Why is a WASM file required for WebGPU execution? Since WebGPU operations are GPU-bound, the expectation is that the WASM layer would be minimal. However, the current WASM files remain large even after aggressive optimization.
What contributes to the WASM file size? For a forward pass that primarily uses WebGPU, why does the WASM file still require significant code (e.g., 8–20 MB)?
Comparison with WebGL: I noticed that the WebGL backend does not require a .wasm file.

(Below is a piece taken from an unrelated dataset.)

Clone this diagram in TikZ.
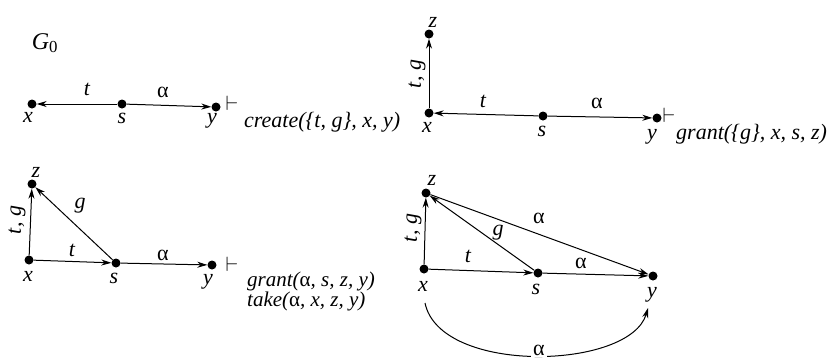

Could you explain the key architectural differences between WebGPU and WebGL in ONNX Runtime that necessitate a WASM dependency for WebGPU?
Relationship to PR [WIP] migrate WebGPU EP to WebAssembly to replace JSEP #23697: The migration of WebGPU EP to WebAssembly suggests a shift from JSEP to WASM. Could you clarify how this impacts the WASM size and its necessity for WebGPU workflows?

Additional Context:

The larger WASM size impacts web deployment, especially for bandwidth-sensitive applications.
The .ort format appears to reintroduce CPU dependencies in minimal builds, whereas .onnx avoids this. Is this expected behavior? In my experience, I have seen that some operations have started to use WASM cores instead of WebGPU. I will bring examples of such behavior later.

Request:
A detailed explanation of:

The role of WASM in WebGPU execution (why it cannot be purely JS-driven, unlike WebGL).
The primary contributors to the WASM file size in WebGPU-forward scenarios.
Whether further size reductions are feasible without sacrificing GPU execution.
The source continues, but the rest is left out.